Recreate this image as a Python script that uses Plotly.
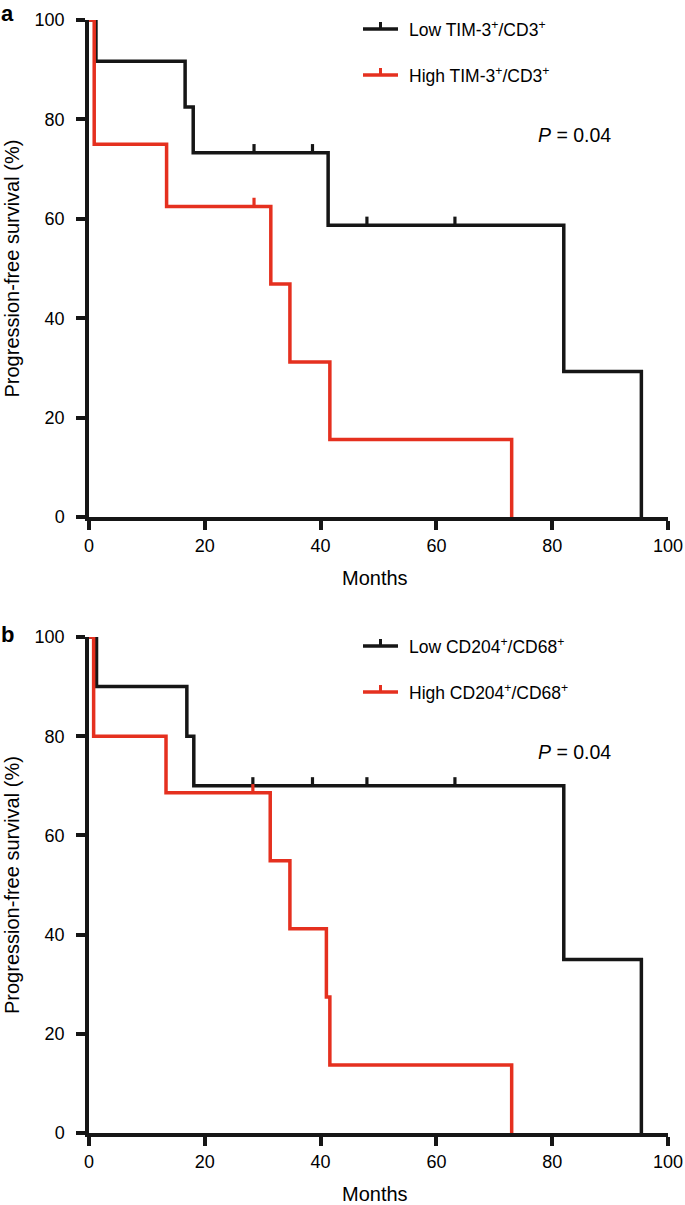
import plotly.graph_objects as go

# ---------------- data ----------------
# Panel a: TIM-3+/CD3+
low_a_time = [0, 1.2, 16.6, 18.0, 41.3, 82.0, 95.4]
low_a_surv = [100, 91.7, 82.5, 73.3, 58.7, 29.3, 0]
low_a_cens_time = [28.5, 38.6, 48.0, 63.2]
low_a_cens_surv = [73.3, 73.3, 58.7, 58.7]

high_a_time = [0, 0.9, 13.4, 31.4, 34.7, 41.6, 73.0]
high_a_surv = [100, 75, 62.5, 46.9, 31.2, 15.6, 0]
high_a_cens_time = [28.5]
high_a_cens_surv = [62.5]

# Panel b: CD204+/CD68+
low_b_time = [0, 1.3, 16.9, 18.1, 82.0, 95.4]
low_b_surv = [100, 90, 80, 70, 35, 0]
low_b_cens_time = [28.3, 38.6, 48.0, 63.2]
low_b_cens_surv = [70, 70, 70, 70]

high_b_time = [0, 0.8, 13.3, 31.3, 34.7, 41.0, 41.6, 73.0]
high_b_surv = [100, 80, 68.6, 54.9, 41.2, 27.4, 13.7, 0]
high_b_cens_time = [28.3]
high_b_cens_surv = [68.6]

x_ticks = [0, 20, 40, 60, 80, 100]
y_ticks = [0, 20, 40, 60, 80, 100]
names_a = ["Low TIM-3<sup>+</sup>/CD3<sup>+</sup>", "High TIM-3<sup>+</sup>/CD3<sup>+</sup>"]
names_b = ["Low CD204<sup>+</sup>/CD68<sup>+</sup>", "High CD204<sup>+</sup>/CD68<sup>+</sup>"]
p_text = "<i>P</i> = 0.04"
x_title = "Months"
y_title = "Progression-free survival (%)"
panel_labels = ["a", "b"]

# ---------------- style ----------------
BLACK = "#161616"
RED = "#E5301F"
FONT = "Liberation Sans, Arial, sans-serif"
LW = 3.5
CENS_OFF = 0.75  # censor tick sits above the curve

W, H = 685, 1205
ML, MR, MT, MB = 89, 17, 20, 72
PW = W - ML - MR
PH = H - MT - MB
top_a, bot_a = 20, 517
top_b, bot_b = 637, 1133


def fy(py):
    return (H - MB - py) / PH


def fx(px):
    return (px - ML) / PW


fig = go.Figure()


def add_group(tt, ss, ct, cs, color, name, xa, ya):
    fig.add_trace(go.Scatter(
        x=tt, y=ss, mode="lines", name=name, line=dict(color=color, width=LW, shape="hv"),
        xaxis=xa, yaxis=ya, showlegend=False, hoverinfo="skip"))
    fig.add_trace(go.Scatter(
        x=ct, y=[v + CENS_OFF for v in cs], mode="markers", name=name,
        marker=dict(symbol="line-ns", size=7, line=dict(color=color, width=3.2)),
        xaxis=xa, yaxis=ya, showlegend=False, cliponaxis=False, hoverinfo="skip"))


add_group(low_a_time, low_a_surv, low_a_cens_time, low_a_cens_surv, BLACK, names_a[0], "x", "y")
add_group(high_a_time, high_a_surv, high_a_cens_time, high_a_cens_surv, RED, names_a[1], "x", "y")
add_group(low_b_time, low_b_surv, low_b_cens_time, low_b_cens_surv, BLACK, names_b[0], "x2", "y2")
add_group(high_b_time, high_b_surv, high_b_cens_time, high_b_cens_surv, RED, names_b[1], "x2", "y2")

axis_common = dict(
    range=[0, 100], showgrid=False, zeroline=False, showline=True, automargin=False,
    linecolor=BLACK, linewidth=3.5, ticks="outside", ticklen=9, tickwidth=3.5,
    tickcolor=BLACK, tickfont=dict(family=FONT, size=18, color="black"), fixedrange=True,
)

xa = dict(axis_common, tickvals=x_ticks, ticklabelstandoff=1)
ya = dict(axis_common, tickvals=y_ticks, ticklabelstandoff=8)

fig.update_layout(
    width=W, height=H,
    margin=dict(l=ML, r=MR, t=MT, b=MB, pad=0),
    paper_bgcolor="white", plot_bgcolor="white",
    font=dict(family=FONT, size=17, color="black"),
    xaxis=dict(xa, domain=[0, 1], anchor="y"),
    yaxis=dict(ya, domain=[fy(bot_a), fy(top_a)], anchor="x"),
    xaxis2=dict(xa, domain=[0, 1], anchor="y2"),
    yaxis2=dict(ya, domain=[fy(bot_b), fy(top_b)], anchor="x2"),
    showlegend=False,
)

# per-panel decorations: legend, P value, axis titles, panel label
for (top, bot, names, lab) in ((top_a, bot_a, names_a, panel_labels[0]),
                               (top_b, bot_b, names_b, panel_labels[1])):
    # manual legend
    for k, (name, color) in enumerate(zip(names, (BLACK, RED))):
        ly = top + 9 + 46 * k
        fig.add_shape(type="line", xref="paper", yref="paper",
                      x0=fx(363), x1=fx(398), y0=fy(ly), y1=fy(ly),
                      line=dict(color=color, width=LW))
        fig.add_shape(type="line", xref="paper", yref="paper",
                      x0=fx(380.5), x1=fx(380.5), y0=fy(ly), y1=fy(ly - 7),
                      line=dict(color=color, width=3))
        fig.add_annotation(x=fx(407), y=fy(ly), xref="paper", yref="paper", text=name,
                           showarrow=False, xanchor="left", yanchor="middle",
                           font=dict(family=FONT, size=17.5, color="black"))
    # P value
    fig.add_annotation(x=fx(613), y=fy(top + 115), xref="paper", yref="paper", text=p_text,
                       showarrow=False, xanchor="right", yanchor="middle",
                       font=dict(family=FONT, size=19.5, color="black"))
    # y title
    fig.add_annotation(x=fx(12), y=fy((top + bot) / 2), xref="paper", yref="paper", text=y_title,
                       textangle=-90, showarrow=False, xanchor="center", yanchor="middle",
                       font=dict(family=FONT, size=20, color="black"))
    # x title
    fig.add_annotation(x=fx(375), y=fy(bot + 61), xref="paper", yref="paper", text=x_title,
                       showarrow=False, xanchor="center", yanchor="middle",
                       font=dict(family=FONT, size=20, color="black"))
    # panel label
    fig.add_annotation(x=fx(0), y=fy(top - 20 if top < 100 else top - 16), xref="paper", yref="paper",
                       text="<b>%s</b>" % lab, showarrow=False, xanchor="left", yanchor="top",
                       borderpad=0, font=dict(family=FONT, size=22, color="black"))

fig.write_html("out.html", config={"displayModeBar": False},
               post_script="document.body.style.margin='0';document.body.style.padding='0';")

## AIM
Write out nothing but the lines from the start of the data through the line with "low_a_cens_surv = [73.3, 73.3, 58.7, 58.7]". Leave out the pictures.

## WRITTEN REPLY
Recreate this image as a Python script that uses Plotly.
import plotly.graph_objects as go

# ---------------- data ----------------
# Panel a: TIM-3+/CD3+
low_a_time = [0, 1.2, 16.6, 18.0, 41.3, 82.0, 95.4]
low_a_surv = [100, 91.7, 82.5, 73.3, 58.7, 29.3, 0]
low_a_cens_time = [28.5, 38.6, 48.0, 63.2]
low_a_cens_surv = [73.3, 73.3, 58.7, 58.7]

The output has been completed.